--- Begin ---

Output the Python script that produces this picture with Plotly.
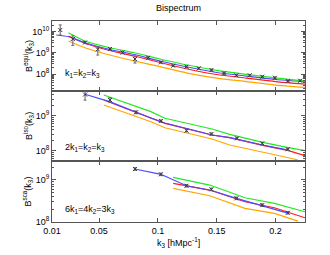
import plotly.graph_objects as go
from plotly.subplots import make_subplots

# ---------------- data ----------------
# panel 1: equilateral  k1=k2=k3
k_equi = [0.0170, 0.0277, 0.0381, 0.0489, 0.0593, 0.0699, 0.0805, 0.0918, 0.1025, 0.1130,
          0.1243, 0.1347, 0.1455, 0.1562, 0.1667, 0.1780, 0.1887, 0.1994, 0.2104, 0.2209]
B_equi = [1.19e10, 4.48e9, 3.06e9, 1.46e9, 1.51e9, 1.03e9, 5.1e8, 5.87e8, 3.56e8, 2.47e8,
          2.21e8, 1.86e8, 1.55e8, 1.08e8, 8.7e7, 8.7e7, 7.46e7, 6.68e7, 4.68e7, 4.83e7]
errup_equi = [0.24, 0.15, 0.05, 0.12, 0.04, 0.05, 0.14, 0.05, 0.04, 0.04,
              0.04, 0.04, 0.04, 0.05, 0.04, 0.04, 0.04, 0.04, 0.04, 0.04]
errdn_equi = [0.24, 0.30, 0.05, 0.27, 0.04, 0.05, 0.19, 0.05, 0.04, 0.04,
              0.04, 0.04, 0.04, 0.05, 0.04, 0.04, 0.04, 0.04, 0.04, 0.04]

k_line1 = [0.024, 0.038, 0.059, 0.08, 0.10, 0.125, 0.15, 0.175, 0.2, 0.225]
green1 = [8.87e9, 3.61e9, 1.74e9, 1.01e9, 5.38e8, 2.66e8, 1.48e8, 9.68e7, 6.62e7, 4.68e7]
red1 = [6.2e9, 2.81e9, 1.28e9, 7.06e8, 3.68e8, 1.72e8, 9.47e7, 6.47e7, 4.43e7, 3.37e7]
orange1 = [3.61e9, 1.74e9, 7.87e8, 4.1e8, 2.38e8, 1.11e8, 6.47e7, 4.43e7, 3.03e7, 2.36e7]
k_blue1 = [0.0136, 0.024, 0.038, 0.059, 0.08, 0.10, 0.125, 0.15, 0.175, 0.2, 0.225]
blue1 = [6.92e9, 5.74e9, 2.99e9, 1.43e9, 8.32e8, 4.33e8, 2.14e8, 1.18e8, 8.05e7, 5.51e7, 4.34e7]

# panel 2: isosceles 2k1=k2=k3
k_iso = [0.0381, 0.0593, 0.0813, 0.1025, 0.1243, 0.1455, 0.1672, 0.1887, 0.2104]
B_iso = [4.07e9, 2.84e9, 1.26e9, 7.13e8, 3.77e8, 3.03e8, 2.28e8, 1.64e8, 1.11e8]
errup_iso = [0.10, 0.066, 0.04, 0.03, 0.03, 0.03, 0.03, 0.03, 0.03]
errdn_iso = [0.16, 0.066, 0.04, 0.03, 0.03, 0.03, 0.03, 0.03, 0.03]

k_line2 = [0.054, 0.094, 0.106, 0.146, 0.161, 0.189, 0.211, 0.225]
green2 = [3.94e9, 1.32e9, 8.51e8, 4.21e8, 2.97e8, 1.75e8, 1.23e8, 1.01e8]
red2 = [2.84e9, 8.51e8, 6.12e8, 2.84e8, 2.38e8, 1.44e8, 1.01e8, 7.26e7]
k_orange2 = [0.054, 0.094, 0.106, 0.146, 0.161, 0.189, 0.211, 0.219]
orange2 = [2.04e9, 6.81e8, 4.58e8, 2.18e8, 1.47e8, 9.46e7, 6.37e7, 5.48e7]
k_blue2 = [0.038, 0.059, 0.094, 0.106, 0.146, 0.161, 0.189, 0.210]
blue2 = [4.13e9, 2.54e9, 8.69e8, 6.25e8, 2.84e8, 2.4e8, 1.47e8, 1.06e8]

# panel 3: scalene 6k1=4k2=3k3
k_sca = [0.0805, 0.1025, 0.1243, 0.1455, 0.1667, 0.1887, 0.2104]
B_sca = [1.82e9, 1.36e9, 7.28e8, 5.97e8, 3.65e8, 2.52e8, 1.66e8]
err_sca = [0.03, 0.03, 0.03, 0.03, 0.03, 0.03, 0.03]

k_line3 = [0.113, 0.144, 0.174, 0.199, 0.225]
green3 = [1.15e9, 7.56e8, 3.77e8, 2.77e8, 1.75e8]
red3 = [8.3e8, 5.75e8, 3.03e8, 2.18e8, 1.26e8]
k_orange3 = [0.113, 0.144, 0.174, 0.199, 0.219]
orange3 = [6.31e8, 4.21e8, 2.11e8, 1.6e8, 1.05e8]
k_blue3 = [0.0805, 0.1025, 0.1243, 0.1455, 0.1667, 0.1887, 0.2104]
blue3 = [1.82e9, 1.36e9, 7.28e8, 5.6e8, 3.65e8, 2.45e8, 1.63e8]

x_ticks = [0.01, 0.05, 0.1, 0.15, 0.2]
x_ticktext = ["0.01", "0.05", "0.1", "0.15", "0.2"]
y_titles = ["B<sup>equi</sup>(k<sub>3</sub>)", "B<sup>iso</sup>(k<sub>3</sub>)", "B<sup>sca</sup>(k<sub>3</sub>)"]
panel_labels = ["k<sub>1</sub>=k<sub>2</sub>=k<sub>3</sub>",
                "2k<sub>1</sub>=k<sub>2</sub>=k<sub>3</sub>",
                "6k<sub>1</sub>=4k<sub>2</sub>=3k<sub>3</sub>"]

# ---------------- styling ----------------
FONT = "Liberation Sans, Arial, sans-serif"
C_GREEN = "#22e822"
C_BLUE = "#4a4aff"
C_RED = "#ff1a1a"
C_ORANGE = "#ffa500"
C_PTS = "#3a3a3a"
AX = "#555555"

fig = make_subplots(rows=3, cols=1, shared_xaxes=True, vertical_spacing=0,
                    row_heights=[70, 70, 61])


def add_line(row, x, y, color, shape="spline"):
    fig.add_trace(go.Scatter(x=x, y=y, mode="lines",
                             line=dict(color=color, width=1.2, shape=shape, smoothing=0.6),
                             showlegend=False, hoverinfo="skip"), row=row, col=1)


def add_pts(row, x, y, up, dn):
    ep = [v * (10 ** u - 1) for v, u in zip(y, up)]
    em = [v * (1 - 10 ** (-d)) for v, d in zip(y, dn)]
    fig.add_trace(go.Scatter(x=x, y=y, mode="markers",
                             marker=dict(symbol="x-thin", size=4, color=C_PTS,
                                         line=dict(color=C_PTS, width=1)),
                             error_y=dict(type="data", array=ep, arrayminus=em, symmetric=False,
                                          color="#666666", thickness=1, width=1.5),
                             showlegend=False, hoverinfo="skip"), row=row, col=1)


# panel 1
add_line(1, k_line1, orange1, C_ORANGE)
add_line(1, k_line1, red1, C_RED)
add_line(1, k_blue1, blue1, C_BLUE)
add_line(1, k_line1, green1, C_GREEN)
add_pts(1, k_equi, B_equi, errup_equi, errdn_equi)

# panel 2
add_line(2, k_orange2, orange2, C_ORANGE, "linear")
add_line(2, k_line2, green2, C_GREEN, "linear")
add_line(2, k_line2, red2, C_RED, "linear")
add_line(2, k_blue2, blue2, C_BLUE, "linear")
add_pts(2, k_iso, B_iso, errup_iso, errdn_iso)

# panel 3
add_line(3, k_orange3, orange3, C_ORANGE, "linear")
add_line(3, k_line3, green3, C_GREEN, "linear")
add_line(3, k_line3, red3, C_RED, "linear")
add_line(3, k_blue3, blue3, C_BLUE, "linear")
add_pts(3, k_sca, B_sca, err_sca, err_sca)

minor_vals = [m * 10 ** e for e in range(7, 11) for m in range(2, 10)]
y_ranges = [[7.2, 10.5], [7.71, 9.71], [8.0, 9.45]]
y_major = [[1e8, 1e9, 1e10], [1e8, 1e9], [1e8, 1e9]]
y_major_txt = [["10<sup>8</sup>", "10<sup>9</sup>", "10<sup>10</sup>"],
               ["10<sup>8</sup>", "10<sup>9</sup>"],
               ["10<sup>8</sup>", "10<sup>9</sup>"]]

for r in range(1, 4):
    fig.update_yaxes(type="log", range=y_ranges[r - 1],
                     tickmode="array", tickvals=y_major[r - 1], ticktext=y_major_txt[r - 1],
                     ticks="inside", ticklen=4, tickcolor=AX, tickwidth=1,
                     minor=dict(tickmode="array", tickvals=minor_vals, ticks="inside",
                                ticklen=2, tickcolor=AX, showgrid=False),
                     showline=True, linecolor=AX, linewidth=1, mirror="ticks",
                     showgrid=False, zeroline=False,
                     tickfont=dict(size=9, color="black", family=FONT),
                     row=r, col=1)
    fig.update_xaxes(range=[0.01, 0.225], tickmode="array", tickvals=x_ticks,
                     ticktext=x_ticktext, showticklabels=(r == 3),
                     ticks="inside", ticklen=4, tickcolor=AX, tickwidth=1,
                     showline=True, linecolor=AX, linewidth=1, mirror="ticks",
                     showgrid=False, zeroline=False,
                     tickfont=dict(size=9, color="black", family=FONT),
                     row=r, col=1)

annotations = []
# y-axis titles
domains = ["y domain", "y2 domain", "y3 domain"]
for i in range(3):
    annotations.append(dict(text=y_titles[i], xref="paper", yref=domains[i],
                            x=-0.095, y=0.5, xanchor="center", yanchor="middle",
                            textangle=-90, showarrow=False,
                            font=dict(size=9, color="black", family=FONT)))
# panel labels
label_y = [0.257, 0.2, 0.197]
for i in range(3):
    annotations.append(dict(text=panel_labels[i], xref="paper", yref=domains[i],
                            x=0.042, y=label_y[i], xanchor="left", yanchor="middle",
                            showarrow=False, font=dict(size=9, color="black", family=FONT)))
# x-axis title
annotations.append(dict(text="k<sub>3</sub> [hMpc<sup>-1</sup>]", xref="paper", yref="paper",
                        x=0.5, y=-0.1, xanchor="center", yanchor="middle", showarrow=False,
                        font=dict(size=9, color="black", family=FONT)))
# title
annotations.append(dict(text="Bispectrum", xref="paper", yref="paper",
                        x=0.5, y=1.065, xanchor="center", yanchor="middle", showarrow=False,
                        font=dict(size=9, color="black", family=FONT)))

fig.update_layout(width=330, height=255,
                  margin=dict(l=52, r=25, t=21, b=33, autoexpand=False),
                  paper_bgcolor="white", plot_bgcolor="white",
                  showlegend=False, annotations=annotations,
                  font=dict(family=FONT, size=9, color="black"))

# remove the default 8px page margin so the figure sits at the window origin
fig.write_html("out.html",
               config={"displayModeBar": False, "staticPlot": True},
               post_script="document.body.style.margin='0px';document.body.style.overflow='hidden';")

--- End ---

● Exercise goal: Copy nothing but the lines from the top of the material through the line holding "from plotly.subplots import make_subplots", exactly as written; omit pictures.

● Exercise response:
Output the Python script that produces this picture with Plotly.
import plotly.graph_objects as go
from plotly.subplots import make_subplots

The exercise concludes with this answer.